The tenuous relationship between two sisters is further tested with the possible threat of the end of the world. A rogue planet named “Melancholia” is traveling through the solar system. Melancholia is not only the name of the sphere looming close to Earth, but also of our protagonist’s demeanor. Director Lars von Trier’s rumination on the events during and after a wedding party is the subject of this vile little picture. I’m now convinced that audiences do not enjoy Lars von Trier movies so much as they suffer through them.
Lars von Trier’s approach is not to present the days leading up to the world’s finals days as a disaster movie, but rather as the dissection of the way people react under very stressful conditions. There are no spectacles of panicked citizens or newscasts detailing efforts to stave off the impeding doom. It’s an inventive and commendable method of personalizing such a major event. Unfortunately most of the action is too middling and subdued to have any impact. What could have been a brilliant setup for characters to have intellectual discussions about the imminent calamity and their own mortality is utterly wasted. The performers don’t behave rationally given the circumstances. Emotions run the limited gamut from apathy to despair.
Kirsten Dunst is Justine, a newly wedded bride celebrating her marriage. For reasons that probably aren’t supposed to matter, Kirsten Dunst speaks with an American accent despite the fact that everyone else in her family has a British one. We’re introduced to family, her divorced parents who openly fight in front of everyone. We meet her sister, Claire and her husband, John. They’re throwing her this glamorous shindig, but she acts indifferent toward them. Then there’s her advertising-executive boss whom she actually despises. She is depressed as she is depressing, arriving over 2 hours late to her own party and then leaving the festivities before the cake is even cut to take a bath. If there is a individual that appears to behave in a rational manner, it’s that of Claire’s wealthy husband, John, the reception organizer who is thoroughly disgusted by Justine’s behavior. While I don’t condone what John ultimately does, it seemed like an understandable response given this repulsive lot.

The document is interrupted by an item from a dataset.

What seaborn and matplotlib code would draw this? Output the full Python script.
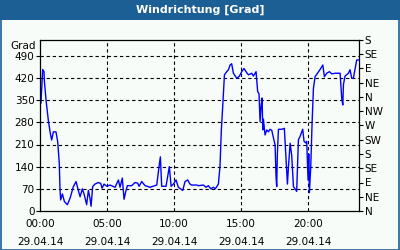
import matplotlib
matplotlib.use("Agg")
import matplotlib.pyplot as plt
import seaborn as sns
import pandas as pd
from matplotlib.ticker import MultipleLocator, FixedLocator
from matplotlib.patches import Rectangle

# ---- data ----
hours = [0.07, 0.20, 0.30, 0.32, 0.45, 0.62, 0.75, 0.87, 1.00, 1.19, 1.32, 1.44, 1.49, 1.54,
         1.67, 1.82, 2.04, 2.24, 2.49, 2.69, 2.86, 2.99, 3.16, 3.31, 3.48, 3.61, 3.73, 3.81,
         3.93, 4.10, 4.35, 4.53, 4.63, 4.78, 4.98, 5.22, 5.60, 5.85, 5.97, 6.14, 6.27, 6.42,
         6.52, 6.84, 7.09, 7.29, 7.39, 7.59, 7.84, 8.21, 8.71, 8.88, 8.98, 9.08, 9.40, 9.65,
         9.78, 9.95, 10.15, 10.32, 10.65, 10.82, 11.02, 11.19, 11.32, 11.69, 11.82, 12.19,
         12.39, 12.56, 12.74, 12.94, 13.08, 13.31, 13.43, 13.53, 13.63, 13.76, 13.93, 14.06,
         14.18, 14.30, 14.43, 14.68, 14.88, 15.05, 15.22, 15.42, 15.55, 15.80, 15.92, 16.12,
         16.24, 16.34, 16.42, 16.49, 16.57, 16.62, 16.67, 16.79, 16.92, 17.04, 17.16, 17.29,
         17.54, 17.61, 17.66, 17.71, 17.79, 18.04, 18.23, 18.36, 18.46, 18.53, 18.66, 18.78,
         18.91, 19.03, 19.15, 19.28, 19.40, 19.60, 19.70, 19.83, 19.90, 20.00, 20.05, 20.10,
         20.20, 20.30, 20.40, 20.52, 20.70, 20.90, 21.10, 21.22, 21.39, 21.59, 21.77, 22.02,
         22.39, 22.51, 22.59, 22.64, 22.76, 23.01, 23.13, 23.26, 23.38, 23.51, 23.63, 23.76]
degrees = [340, 447, 440, 414, 350, 287, 250, 224, 250, 250, 219, 150, 72, 35,
           54, 30, 20, 40, 77, 93, 65, 45, 70, 50, 20, 65, 40, 15,
           77, 85, 90, 87, 72, 85, 78, 82, 75, 98, 75, 104, 37, 65,
           80, 80, 90, 88, 78, 93, 80, 75, 82, 140, 171, 78, 78, 140,
           78, 85, 98, 75, 65, 93, 98, 85, 82, 82, 80, 82,
           75, 80, 70, 75, 70, 85, 142, 256, 329, 430, 440, 446,
           461, 465, 435, 419, 426, 440, 450, 437, 430, 435, 426, 440,
           377, 370, 282, 330, 357, 256, 290, 240, 256, 250, 258, 255,
           208, 108, 77, 180, 258, 258, 261, 161, 85, 135, 214, 175,
           77, 70, 62, 225, 235, 258, 220, 215, 220, 98, 180, 58,
           140, 278, 387, 424, 435, 447, 461, 424, 435, 440, 433, 435,
           435, 357, 335, 400, 426, 435, 446, 419, 419, 450, 477, 477]

left_ticks = [0, 70, 140, 210, 280, 350, 420, 490]
right_ticks = [0, 45, 90, 135, 180, 225, 270, 315, 360, 405, 450, 495, 540]
right_labels = ["N", "NE", "E", "SE", "S", "SW", "W", "NW", "N", "NE", "E", "SE", "S"]
x_ticks = [0, 5, 10, 15, 20]
x_labels = ["00:00\n29.04.14", "05:00\n29.04.14", "10:00\n29.04.14",
            "15:00\n29.04.14", "20:00\n29.04.14"]
title = "Windrichtung [Grad]"
unit = "Grad"

df = pd.DataFrame({"h": hours, "deg": degrees})

sns.set_style("white")
plt.rcParams["font.family"] = ["DejaVu Sans"]

BG = "#f8fcf8"
BLUE = "#1c5f95"

fig = plt.figure(figsize=(4, 2.5), dpi=100, facecolor=BG)
ax = fig.add_axes([40/400, 1-211/250, 319/400, 171/250])
ax.set_facecolor(BG)

sns.lineplot(data=df, x="h", y="deg", ax=ax, color="#0000ff", lw=1.0, estimator=None, sort=False)

ax.set_xlim(0, 23.8)
ax.set_ylim(0, 540)
ax.set_xlabel("")
ax.set_ylabel("")

for s in ax.spines.values():
    s.set_color("black")
    s.set_linewidth(0.9)

ax.yaxis.set_major_locator(FixedLocator(left_ticks))
ax.set_yticklabels([str(v) for v in left_ticks])
ax.tick_params(axis="y", direction="out", length=3, width=0.8, labelsize=7.5, pad=1, colors="black")

ax.xaxis.set_major_locator(FixedLocator(x_ticks))
ax.set_xticklabels(x_labels)
ax.xaxis.set_minor_locator(MultipleLocator(1))
ax.tick_params(axis="x", which="both", direction="in", length=3, width=0.8, labelsize=7.5, pad=6, colors="black")
for lab in ax.get_xticklabels():
    lab.set_linespacing(1.9)

dash = (0, (3, 2.5))
for v in left_ticks[1:]:
    ax.axhline(v, color="black", lw=0.8, linestyle=dash, zorder=0.5)
for v in x_ticks[1:]:
    ax.axvline(v, color="black", lw=0.8, linestyle=dash, zorder=0.5)

ax.text(-0.012, 522, unit, transform=ax.get_yaxis_transform(), ha="right", va="center",
        fontsize=7.5, color="black")

ax2 = ax.twinx()
ax2.set_ylim(0, 540)
ax2.yaxis.set_major_locator(FixedLocator(right_ticks))
ax2.set_yticklabels(right_labels)
ax2.tick_params(axis="y", direction="out", length=3, width=0.8, labelsize=7.5, pad=1, colors="black")
for s in ax2.spines.values():
    s.set_visible(False)
ax2.grid(False)

# title bar and border
fig.patches.append(Rectangle((0, 1-20/250), 1, 20/250, transform=fig.transFigure,
                             facecolor=BLUE, edgecolor="none", zorder=0))
fig.patches.append(Rectangle((0.0015, 0.002), 0.997, 0.996, transform=fig.transFigure,
                             facecolor="none", edgecolor=BLUE, lw=1.2, zorder=5))
fig.text(0.5, 1-10/250, title, ha="center", va="center", color="white",
         fontsize=8, fontweight="bold")

fig.savefig("out.png", dpi=100, facecolor=BG)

Kirsten Dunst won the Best Actress Award at the 2011 Cannes Film Festival for her performance and I’ll admit it’s unlike anything I’ve ever seen her attempt. However, I feel her portrayal is largely a failure. Director Lars von Trier is affected with severe bouts of depression himself and those experiences inform the negative worldview of the storyline. The director does not attempt to explain why Justine is unhappy in any meaningful way. I doubt he even cares, but the lack of detail makes her quite underdeveloped as a figure. Peter Rainer, film critic for the Christian Science Monitor opined that Kirsten Dunst doesn’t play so much a person here, but an emotion. Although he was being complimentary, I found that to be a very apt description. Tolerating her miserable mood was an exercise in frustration. Her narcissistic and disaffected air is exceedingly unpleasant.
If there is a saving grace, it’s the look of the picture. The film is unquestionably highlighted by some very beautiful images, particularly in the opening and closing sequences. The cinematography is haunting. Many of the middle scenes almost exist in kind a suspended reality where time really has no meaning. The soundtrack is just as fittingly luxurious. Appropriating the prelude from Richard Wagner’s opera Tristan und Isolde is a genius move on the director‘s part to make his drama more accessible. The score provides an absolutely gorgeous main musical theme.
Lars von Trier’s dissertation on mental disintegration is nothing new. Anyone who has seen Ingmar Bergman’s Persona or Andrei Tarkovsky’s Solaris has experienced these existential themes before. But what separates Ingmar Bergman from a director like von Trier is outlook. Bergman considers the non-believer that so desperately wants to believe. Lars von Trier deals with the non-believer that has no desire to change. Life sucks and then you die is apparently Lars von Trier‘s grand statement. Its meditation on human nature is defined by a hateful point of view. His treatise on human suffering shouldn’t feel like a tortuous ordeal, but it is. As a result, he fails to engage us emotionally. By the time I had slogged through the 130 lugubrious minutes, I was ready for these people to die. Bring on the apocalypse!